What meaning does the Hybrid Name have?
The name of the hybrid refers to the parents of that particular hybrid. For example, ‘P1234:P4321’ means that one of the hybrid’s parents is P1234, and the other is P4321. The order is not important, so another hybrid named ‘P1111:P1234’ would share one parent with the hybrid above. Further reading about ‘heterosis’ and ‘heterotic pools’ may provide some insight on how this parentage data could potentially be used.
2018 Crop Challenge Overview Webinar Q&A
Q: Why do we have so much missing data in the genetic data set? What should be done with “NA” in the model?
A: Because we use genetic markers to detect genes. The marker will not cover every position in the chromosome. The markers that are collected change year to year as costs decrease, so each hybrid does not have the same set of markers.
Q: Why is 2016 excluded from training? Looks like we try to make a predictor for 2017 with data only until 2015. Right?
A: We do have 2016 data in the training dataset. When you use 2016 as a validation dataset, we shall use weather (and performance) information from 2001 to 2015. But when you make the final prediction for 2017, you shall use the information from 2001 to 2016. The soil information stays consistent across years.
Q: Why do we need both latitude, longitude and location ID?
A: Location ID should be used to join the data. Latitude and Longitude can be useful predictors in your model, though, so we included them separately. It shouldn't matter whether you use them from the performance dataset or environment dataset, but they may be very slightly different.
Q: What does maturity group data mean?
A: It is a variable used to indicate how long it will take for a crop to mature. It has some correlations with Latitude and Longitude or the growing locations.
Q: For the longitude data, what do “negative number” and “positive number” mean?
A: Negative number is used for western hemisphere, positive number is used for eastern hemisphere
Q: What does check yield mean? Why do we need this variable?
A: It is included to provide some clarity on how the yield difference is calculated. I wouldn't expect it to be very useful for building your model.
Q: The prediction needs to be the yield or the check yield?
A: The prediction shall be the yield difference against the check. We do not want to predict the yield or the check yield directly.
Q: Should there be a relationship between maturity group data and yield?
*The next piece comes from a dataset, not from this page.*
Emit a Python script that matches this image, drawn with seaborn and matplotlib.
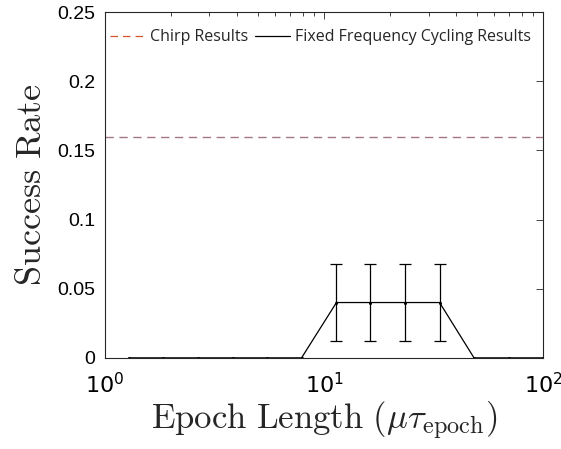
import matplotlib
matplotlib.use("Agg")
import matplotlib.pyplot as plt
from matplotlib.lines import Line2D
import seaborn as sns
import pandas as pd

# Epoch lengths swept (log-spaced) and measured success rates
epoch_length = [1.29, 1.85, 2.66, 3.83, 5.50, 7.90, 11.4, 16.3, 23.5, 33.7, 48.4, 69.6, 100.0]
success_rate = [0, 0, 0, 0, 0, 0, 0.04, 0.04, 0.04, 0.04, 0, 0, 0]
success_err = [0, 0, 0, 0, 0, 0, 0.028, 0.028, 0.028, 0.028, 0, 0, 0]
chirp_rate = 0.16

y_ticks = [0, 0.05, 0.1, 0.15, 0.2, 0.25]
y_tick_labels = ["0", "0.05", "0.1", "0.15", "0.2", "0.25"]
x_ticks = [1, 10, 100]
x_tick_labels = [r"$10^{0}$", r"$10^{1}$", r"$10^{2}$"]

sns.set_style("white")
plt.rcParams["font.family"] = ["Liberation Sans", "DejaVu Sans"]
plt.rcParams["mathtext.fontset"] = "cm"

df = pd.DataFrame({"epoch": epoch_length, "rate": success_rate, "err": success_err})

fig = plt.figure(figsize=(5.61, 4.49), dpi=100)
ax = fig.add_axes([0.187, 0.203, 0.781, 0.770])

chirp_color = "#a47786"
ax.axhline(chirp_rate, color=chirp_color, lw=1.0, ls=(0, (6, 4)))

sns.lineplot(data=df, x="epoch", y="rate", color="black", lw=0.9,
             marker="o", markersize=2.2, markeredgewidth=0, ax=ax)
nz = df[df["err"] > 0]
ax.errorbar(nz["epoch"], nz["rate"], yerr=nz["err"], fmt="none",
            ecolor="black", elinewidth=0.9, capsize=4, capthick=0.9)

ax.set_xscale("log")
ax.set_xlim(1, 100)
ax.set_ylim(0, 0.25)
ax.set_yticks(y_ticks)
ax.set_yticklabels(y_tick_labels)
ax.set_xticks(x_ticks)
ax.set_xticklabels(x_tick_labels)

ax.tick_params(axis="both", which="both", direction="in", top=True, right=True,
               colors="#262626", width=0.6)
ax.tick_params(axis="both", which="major", length=5)
ax.tick_params(axis="x", which="minor", length=3)
ax.tick_params(axis="x", labelcolor="black", pad=11, labelsize=16)
ax.tick_params(axis="y", labelcolor="black", pad=7, labelsize=14)
for lab in ax.get_xticklabels():
    lab.set_math_fontfamily("dejavusans")
    lab.set_fontfamily(["Liberation Sans", "DejaVu Sans"])

for s in ax.spines.values():
    s.set_color("#262626")
    s.set_linewidth(0.8)

ax.set_xlabel(r"$\mathrm{Epoch\ Length\ }(\mu\tau_{\mathrm{epoch}})$", fontsize=25, labelpad=1)
ax.set_ylabel(r"$\mathrm{Success\ Rate}$", fontsize=26, labelpad=6)

handles = [Line2D([], [], color="#d9532a", lw=0.9, ls=(0, (6, 4))),
           Line2D([], [], color="black", lw=0.9)]
ax.legend(handles, ["Chirp Results", "Fixed Frequency Cycling Results"],
          loc="upper left", ncol=2, frameon=False,
          handlelength=2.2, columnspacing=0.45, handletextpad=0.3,
          borderaxespad=0, borderpad=0.3,
          bbox_to_anchor=(0.0, 0.964),
          prop={"family": ["Open Sans", "DejaVu Sans"], "size": 11.5})

fig.savefig("out.png", dpi=100)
A: There could potentially be a relationship there. Hybrids that take longer to mature have more time to collect energy from sunlight and nutrients from soil, so may have higher yields. However, yield difference probably wouldn't show much of a relationship as the checks are likely from the same maturity group.
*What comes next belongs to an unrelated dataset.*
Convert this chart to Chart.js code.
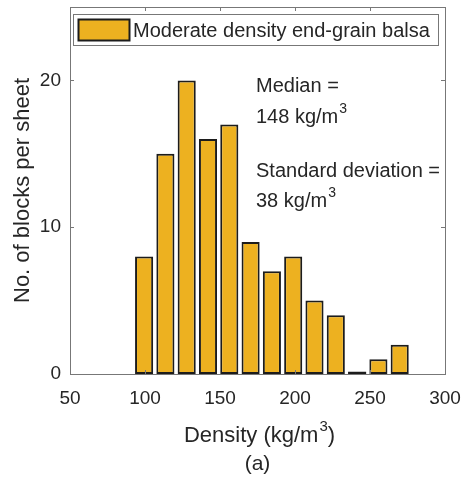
<!DOCTYPE html>
<html>
<head>
<meta charset="utf-8">
<script src="https://cdn.jsdelivr.net/npm/chart.js@4"></script>
<style>
  html, body { margin: 0; padding: 0; background: #fff; }
  #wrap { width: 464px; height: 477px; }
</style>
</head>
<body>
<div id="wrap"><canvas id="densityChart" width="464" height="477"></canvas></div>
<script>
// Histogram of block density per sheet
const binCentres = [99.4, 113.6, 127.8, 142.0, 156.2, 170.4, 184.6, 198.8, 213.0, 227.2, 241.4, 255.6, 269.8];
const blockCounts = [8, 15, 20, 16, 17, 9, 7, 8, 5, 4, 0, 1, 2];
const xTicks = [50, 100, 150, 200, 250, 300];
const yTicks = [0, 10, 20];
const seriesLabel = 'Moderate density end-grain balsa';
const statLines = [
  { text: 'Median =', sup: '' },
  { text: '148 kg/m', sup: '3' },
  { text: 'Standard deviation =', sup: '' },
  { text: '38 kg/m', sup: '3' }
];

const FONT = '"Liberation Sans", Arial, Helvetica, sans-serif';
const TEXT = '#262626';
const AXIS = '#777777';
const BAR_FILL = '#EDB120';
const BAR_EDGE = '#1c1c1c';

// draws "base" then a raised small "3" and an optional tail
function textWithSup(ctx, x, y, base, sup, tail, size, align) {
  ctx.font = size + 'px ' + FONT;
  const wBase = ctx.measureText(base).width;
  const wTail = tail ? ctx.measureText(tail).width : 0;
  ctx.font = Math.round(size * 0.7) + 'px ' + FONT;
  const wSup = sup ? ctx.measureText(sup).width + 1 : 0;
  let x0 = x;
  if (align === 'center') x0 = x - (wBase + wSup + wTail) / 2;
  ctx.textAlign = 'left';
  ctx.textBaseline = 'alphabetic';
  ctx.font = size + 'px ' + FONT;
  ctx.fillText(base, x0, y);
  if (sup) {
    ctx.font = Math.round(size * 0.7) + 'px ' + FONT;
    ctx.fillText(sup, x0 + wBase + 1, y - size * 0.5);
  }
  if (tail) {
    ctx.font = size + 'px ' + FONT;
    ctx.fillText(tail, x0 + wBase + wSup, y);
  }
}

// box round the axes, inward ticks, legend, the zero-height bin and the text
const decorations = {
  id: 'decorations',
  afterDatasetsDraw(chart) {
    const { ctx, chartArea: a, scales } = chart;
    ctx.save();

    // empty bins still get a flat edge along the baseline
    const meta = chart.getDatasetMeta(0);
    meta.data.forEach((bar, i) => {
      if (blockCounts[i] === 0) {
        const p = bar.getProps(['x', 'y', 'width'], true);
        ctx.strokeStyle = BAR_EDGE;
        ctx.lineWidth = 2.5;
        ctx.beginPath();
        ctx.moveTo(p.x - p.width / 2, p.y - 1);
        ctx.lineTo(p.x + p.width / 2, p.y - 1);
        ctx.stroke();
      }
    });

    ctx.strokeStyle = AXIS;
    ctx.lineWidth = 1;
    ctx.strokeRect(Math.round(a.left) + 0.5, Math.round(a.top) + 0.5,
      Math.round(a.right - a.left), Math.round(a.bottom - a.top));

    const tick = 4;
    ctx.beginPath();
    xTicks.forEach(v => {
      const x = Math.round(scales.x.getPixelForValue(v)) + 0.5;
      ctx.moveTo(x, a.bottom); ctx.lineTo(x, a.bottom - tick);
      ctx.moveTo(x, a.top); ctx.lineTo(x, a.top + tick);
    });
    yTicks.forEach(v => {
      const y = Math.round(scales.y.getPixelForValue(v)) + 0.5;
      ctx.moveTo(a.left, y); ctx.lineTo(a.left + tick, y);
      ctx.moveTo(a.right, y); ctx.lineTo(a.right - tick, y);
    });
    ctx.stroke();

    // legend
    const lx = a.left + 3.5, ly = a.top + 7.5, lw = 365, lh = 31;
    ctx.fillStyle = '#fff';
    ctx.fillRect(lx, ly, lw, lh);
    ctx.strokeStyle = AXIS;
    ctx.lineWidth = 1;
    ctx.strokeRect(lx, ly, lw, lh);
    ctx.fillStyle = BAR_FILL;
    ctx.fillRect(lx + 5, ly + 5, 51, 21);
    ctx.strokeStyle = BAR_EDGE;
    ctx.lineWidth = 2;
    ctx.strokeRect(lx + 5, ly + 5, 51, 21);
    ctx.fillStyle = TEXT;
    ctx.font = '20px ' + FONT;
    ctx.textBaseline = 'alphabetic';
    ctx.textAlign = 'left';
    ctx.fillText(chart.data.datasets[0].label, lx + 59.5, ly + 22.5);

    // median and spread
    const sx = 256;
    const baselines = [92, 123, 177, 207];
    statLines.forEach((line, i) => {
      textWithSup(ctx, sx, baselines[i], line.text, line.sup, '', 20, 'left');
    });

    // x axis title and panel tag
    const cx = (a.left + a.right) / 2;
    textWithSup(ctx, cx + 2, 442, 'Density (kg/m', '3', ')', 22, 'center');
    ctx.font = '21px ' + FONT;
    ctx.textAlign = 'center';
    ctx.fillText('(a)', cx, 470);
    ctx.restore();
  }
};

const ctx = document.getElementById('densityChart').getContext('2d');
const densityChart = new Chart(ctx, {
  type: 'bar',
  data: {
    datasets: [{
      label: seriesLabel,
      data: binCentres.map((x, i) => ({ x: x, y: blockCounts[i] })),
      backgroundColor: BAR_FILL,
      borderColor: BAR_EDGE,
      borderWidth: 2,
      borderSkipped: false,
      categoryPercentage: 1,
      barPercentage: 0.85
    }]
  },
  options: {
    responsive: false,
    animation: false,
    layout: { padding: { top: 7, right: 19, left: 0, bottom: 0 } },
    plugins: {
      legend: { display: false },
      tooltip: { enabled: false }
    },
    scales: {
      x: {
        type: 'linear',
        min: 50,
        max: 300,
        offset: false,
        grid: { display: false, drawTicks: false },
        border: { display: false },
        afterBuildTicks: s => { s.ticks = xTicks.map(v => ({ value: v })); },
        afterFit: s => { s.height = 103; s.paddingLeft = 0; s.paddingRight = 0; },
        ticks: { color: TEXT, font: { family: FONT, size: 19 }, padding: 13, maxRotation: 0 }
      },
      y: {
        min: 0,
        max: 25,
        grid: { display: false, drawTicks: false },
        border: { display: false },
        afterBuildTicks: s => { s.ticks = yTicks.map(v => ({ value: v })); },
        afterFit: s => { s.width = 70; s.paddingTop = 0; s.paddingBottom = 0; },
        ticks: { color: TEXT, font: { family: FONT, size: 19 }, padding: 9 },
        title: {
          display: true,
          text: 'No. of blocks per sheet',
          color: TEXT,
          font: { family: FONT, size: 22 },
          padding: { top: 10, bottom: 4 }
        }
      }
    }
  },
  plugins: [decorations]
});
</script>
</body>
</html>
Q: The prediction needs be the forecasted yield or the forecasted yield difference?
A: Yield difference.
Q: Should we ignore the weather data from 2001 to 2007?
A: It depends on how you forecast the weather for 2017. It can be useful for predicting the weather in 2017.
Q: Can we have access to last year's data set? (2017 Crop Challenge)
A: I would say the answer to that is no. I don't think it would be all that useful, as the 2017 challenge used soybean data.
Q: For a certain hybrid do we know which check hybrid it is compared to? From a previous answer it was implied that it is not always the same.
A: Yield difference is calculated based on the comparison with the mean of top 3 checks in the same growing field and the top 3 checks are not always the same.
Q: For the genetic data, I can see the same gene marker exists in some hybrids but is missing in most of the hybrids. Can we ignore this gene marker? How should we deal with these data?
A: Dealing with the missing data will likely be challenging. If a very small percentage of hybrids have a particular marker, ignoring it may be the best choice. One way the genetic data can be used is to determine how related two hybrids are, which you will likely only be able to use markers that are defined for both hybrids.